# Tabular Q-Learning
Attribute-value reference game environment (similar to [Kottur, et al.](https://arxiv.org/abs/1706.08502)) with tabular Q-learning.

### Parameters

In [214]:
num_episodes = 30000
eta = 0.8
gamma = 0.95

epsilon = 1.0
max_epsilon = 1.0
min_epsilon = 0.01
decay_rate = 0.005;

In [215]:
vocab_size = 8
num_attributes = 4
num_actions = 2
num_guesses = 2;

In [216]:
# A-State: [att * att, vocab * vocab] (+1 for empty vocab)
# Q-State: [vocab * vocab, att * att] (+1 for empty attribute)
a_table = zeros(num_attributes, num_attributes, vocab_size+1, vocab_size+1, vocab_size)
q_table = zeros(vocab_size, vocab_size, num_attributes+1, num_attributes+1, num_attributes)

a_visited = falses(num_attributes, num_attributes, vocab_size+1, vocab_size+1)
q_visited = falses(vocab_size, vocab_size, num_attributes+1, num_attributes+1)

num_correct = 0;

### Q-Learning
Iterate over episodes and update the Q-tables accordingly:

 * **A-state** - contains randomly selected attributes and previously uttered vocabulary items
 * **Q-state** - contains heard vocabulary items

The goal is for A-bot to communicate its observed attributes to Q-bot.
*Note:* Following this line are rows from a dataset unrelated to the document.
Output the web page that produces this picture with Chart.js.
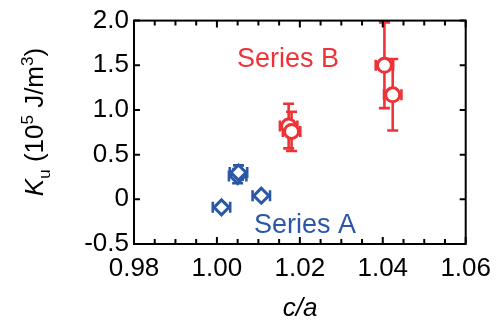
<!DOCTYPE html>
<html><head><meta charset="utf-8">
<script src="https://cdn.jsdelivr.net/npm/chart.js@4"></script>
<style>html,body{margin:0;padding:0;background:#fff}#wrap{width:500px;height:329px}</style>
</head><body><div id="wrap"><canvas id="c" width="500" height="329"></canvas></div>
<script>
// Data
const seriesAx = [1.0011, 1.0050, 1.0052, 1.0107];
const seriesAy = [-0.09, 0.26, 0.30, 0.04];
const seriesAxErr = [0.0021, 0.0021, 0.0021, 0.0021];
const seriesAyErr = [0.03, 0.08, 0.08, 0.03];

const seriesBx = [1.0173, 1.0180, 1.0404, 1.0424];
const seriesBy = [0.82, 0.76, 1.50, 1.17];
const seriesBxErr = [0.0021, 0.0021, 0.0021, 0.0021];
const seriesByErr = [0.25, 0.22, 0.48, 0.40];

const xTickValues = [0.98, 1.00, 1.02, 1.04, 1.06];
const yTickValues = [-0.5, 0, 0.5, 1.0, 1.5, 2.0];

const BLUE = '#2b57a7';
const RED = '#ee3338';
const FONT = '"Liberation Sans", Arial, sans-serif';

const toPts = (xs, ys) => xs.map((x, i) => ({x: x, y: ys[i]}));

const errorPlugin = {
  id: 'errs',
  beforeDatasetsDraw(chart) {
    const ctx = chart.ctx, xs = chart.scales.x, ys = chart.scales.y;
    const sets = [
      [seriesAx, seriesAy, seriesAxErr, seriesAyErr, BLUE],
      [seriesBx, seriesBy, seriesBxErr, seriesByErr, RED]
    ];
    ctx.save();
    ctx.lineWidth = 2.6;
    for (const [X, Y, XE, YE, col] of sets) {
      ctx.strokeStyle = col;
      for (let i = 0; i < X.length; i++) {
        const px = xs.getPixelForValue(X[i]), py = ys.getPixelForValue(Y[i]);
        const x1 = xs.getPixelForValue(X[i] - XE[i]), x2 = xs.getPixelForValue(X[i] + XE[i]);
        const y1 = ys.getPixelForValue(Y[i] + YE[i]), y2 = ys.getPixelForValue(Y[i] - YE[i]);
        const c = 5.5;
        ctx.beginPath();
        ctx.moveTo(x1, py); ctx.lineTo(x2, py);
        ctx.moveTo(x1, py - c); ctx.lineTo(x1, py + c);
        ctx.moveTo(x2, py - c); ctx.lineTo(x2, py + c);
        ctx.moveTo(px, y1); ctx.lineTo(px, y2);
        ctx.moveTo(px - c, y1); ctx.lineTo(px + c, y1);
        ctx.moveTo(px - c, y2); ctx.lineTo(px + c, y2);
        ctx.stroke();
      }
    }
    ctx.restore();
  }
};

const framePlugin = {
  id: 'frame',
  afterDraw(chart) {
    const ctx = chart.ctx, a = chart.chartArea, xs = chart.scales.x, ys = chart.scales.y;
    ctx.save();
    ctx.strokeStyle = '#000';
    ctx.lineWidth = 2;
    ctx.strokeRect(a.left, a.top, a.right - a.left, a.bottom - a.top);
    ctx.beginPath();
    for (let k = 0; k <= 16; k++) {
      const v = 0.98 + k * 0.005;
      const px = xs.getPixelForValue(v);
      const len = (k % 4 === 0) ? 7 : 5;
      ctx.moveTo(px, a.bottom); ctx.lineTo(px, a.bottom - len);
      ctx.moveTo(px, a.top); ctx.lineTo(px, a.top + len);
    }
    for (const v of yTickValues) {
      const py = ys.getPixelForValue(v);
      ctx.moveTo(a.left, py); ctx.lineTo(a.left + 6, py);
      ctx.moveTo(a.right, py); ctx.lineTo(a.right - 6, py);
    }
    ctx.stroke();

    // Series labels
    ctx.textBaseline = 'alphabetic';
    ctx.font = '27px ' + FONT;
    ctx.fillStyle = RED;
    ctx.textAlign = 'left';
    ctx.fillText('Series B', 237, 67);
    ctx.fillStyle = BLUE;
    ctx.fillText('Series A', 254, 233);

    // x title c/a
    ctx.fillStyle = '#000';
    ctx.font = 'italic 26px ' + FONT;
    ctx.textAlign = 'center';
    ctx.fillText('c/a', 300, 316);

    // y title K_u (10^5 J/m^3)
    ctx.translate(43, 122);
    ctx.rotate(-Math.PI / 2);
    const parts = [
      ['K', 'italic 26px ', 0],
      ['u', '17px ', 7],
      [' (10', '26px ', 0],
      ['5', '17px ', -10],
      [' J/m', '26px ', 0],
      ['3', '17px ', -10],
      [')', '26px ', 0]
    ];
    let total = 0;
    for (const [t, f] of parts) { ctx.font = f + FONT; total += ctx.measureText(t).width; }
    let x = -total / 2;
    ctx.textAlign = 'left';
    for (const [t, f, dy] of parts) {
      ctx.font = f + FONT;
      ctx.fillText(t, x, dy);
      x += ctx.measureText(t).width;
    }
    ctx.restore();
  }
};

new Chart(document.getElementById('c'), {
  type: 'scatter',
  data: {
    datasets: [
      {
        label: 'Series A',
        data: toPts(seriesAx, seriesAy),
        pointStyle: 'rectRot',
        pointRadius: 7.5,
        pointBorderWidth: 3,
        borderColor: BLUE,
        backgroundColor: '#fff',
        pointHoverRadius: 7.5
      },
      {
        label: 'Series B',
        data: toPts(seriesBx, seriesBy),
        pointStyle: 'circle',
        pointRadius: 7,
        pointBorderWidth: 3,
        borderColor: RED,
        backgroundColor: '#fff',
        pointHoverRadius: 7
      }
    ]
  },
  options: {
    responsive: false,
    animation: false,
    events: [],
    layout: {padding: {top: 14, right: 34, left: 0, bottom: 0}},
    plugins: {legend: {display: false}, tooltip: {enabled: false}},
    scales: {
      x: {
        type: 'linear', min: 0.98, max: 1.06,
        afterFit(s) { s.height = 85; },
        afterBuildTicks(s) { s.ticks = xTickValues.map(v => ({value: v})); },
        grid: {display: false, drawTicks: false},
        border: {display: false},
        ticks: {
          color: '#000', padding: 9,
          font: {family: FONT, size: 26},
          maxRotation: 0, autoSkip: false,
          callback: v => v.toFixed(2)
        }
      },
      y: {
        type: 'linear', min: -0.5, max: 2.0,
        afterFit(s) { s.width = 134; },
        afterBuildTicks(s) { s.ticks = yTickValues.map(v => ({value: v})); },
        grid: {display: false, drawTicks: false},
        border: {display: false},
        ticks: {
          color: '#000', padding: 5,
          font: {family: FONT, size: 26},
          autoSkip: false,
          callback: v => (Math.abs(v) < 1e-9 ? '0' : v.toFixed(1))
        }
      }
    }
  },
  plugins: [errorPlugin, framePlugin]
});
</script>
</body></html>
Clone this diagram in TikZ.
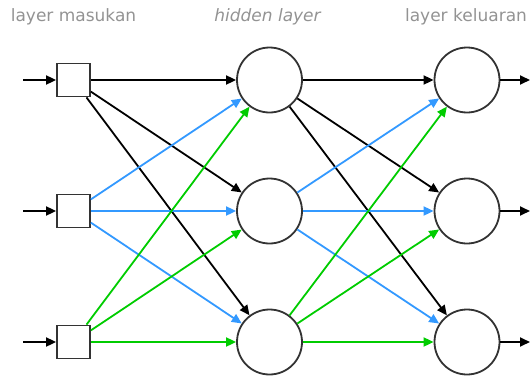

Loosely based on [FreeCodeCamp tutorial](https://github.com/simoninithomas/Deep_reinforcement_learning_Course/blob/master/Q%20learning/FrozenLake/Q%20Learning%20with%20FrozenLake.ipynb).

In [217]:
function get_reward(a_state, q_state)
    if a_state[1:2] == q_state[3:end]
        return 1
#     elseif a_state[1] == q_state[3]
#         return 0.5
#     elseif a_state[2] == q_state[4]
#         return 0.5 
    else
        return -1
    end
end

get_reward (generic function with 1 method)

In [218]:
total_rewards = 0
for episode in 1:num_episodes
#     println(episode)
    # Generate random attributes:
    
    a_state = [rand(1:4), rand(1:4), vocab_size+1, vocab_size+1]
    a_states = [copy(a_state)]
    # A-Bot:
    for action in 1:num_actions
        tradeoff = rand() # exploration-exploitation
        if (tradeoff < epsilon) | ~a_visited[a_state...]
            # Explore:
            word = rand(1:vocab_size)
            a_state[action+2] = word
        else
            # Exploit:
#             println("Exploiting A-bot...")
            options = a_table[a_state[1], a_state[2], a_state[3], a_state[4], :]
#             print(options)
            word = argmax(options)
            a_state[action+2] = word
        end
        push!(a_states, copy(a_state))
    end
        
    # Q-Bot:
    q_state = [a_state[3], a_state[4], num_attributes+1, num_attributes+1]
    q_states = [copy(q_state)]
    for guess in 1:num_guesses
        tradeoff = rand() # exploration-exploitation
        if (tradeoff < epsilon) | ~q_visited[q_state...]
            # Explore:
            att = rand(1:num_attributes)
            q_state[guess+2] = att
        else
            # Exploit:
#             println("Exploiting Q-bot...")
            options = q_table[q_state[1], q_state[2], q_state[3], q_state[4], :]
            att = argmax(options)
            q_state[guess+2] = att
        end
        push!(q_states, copy(q_state))
    end
    # Rewards and table updates:
#     println(a_state,q_state)
    reward = get_reward(a_state, q_state)
    for idx in 1:3
        state = a_states[idx]
        a_visited[state...] = true
        if idx < 3
            a_table[state[1],state[2],state[3],state[4], a_state[idx+2]] += reward
        end
    end
    for idx in 1:3
        state = q_states[idx]
        q_visited[state...] = true 
        if idx < 3
            q_table[state[1],state[2],state[3],state[4], q_state[idx+2]] += reward
        end
    end
    if episode > 15000
        total_rewards += reward
    end
    epsilon = min_epsilon + (max_epsilon - min_epsilon)*exp(-decay_rate*episode) 
end
println("Accuracy: ", total_rewards/num_episodes)

Accuracy: 0.46686666666666665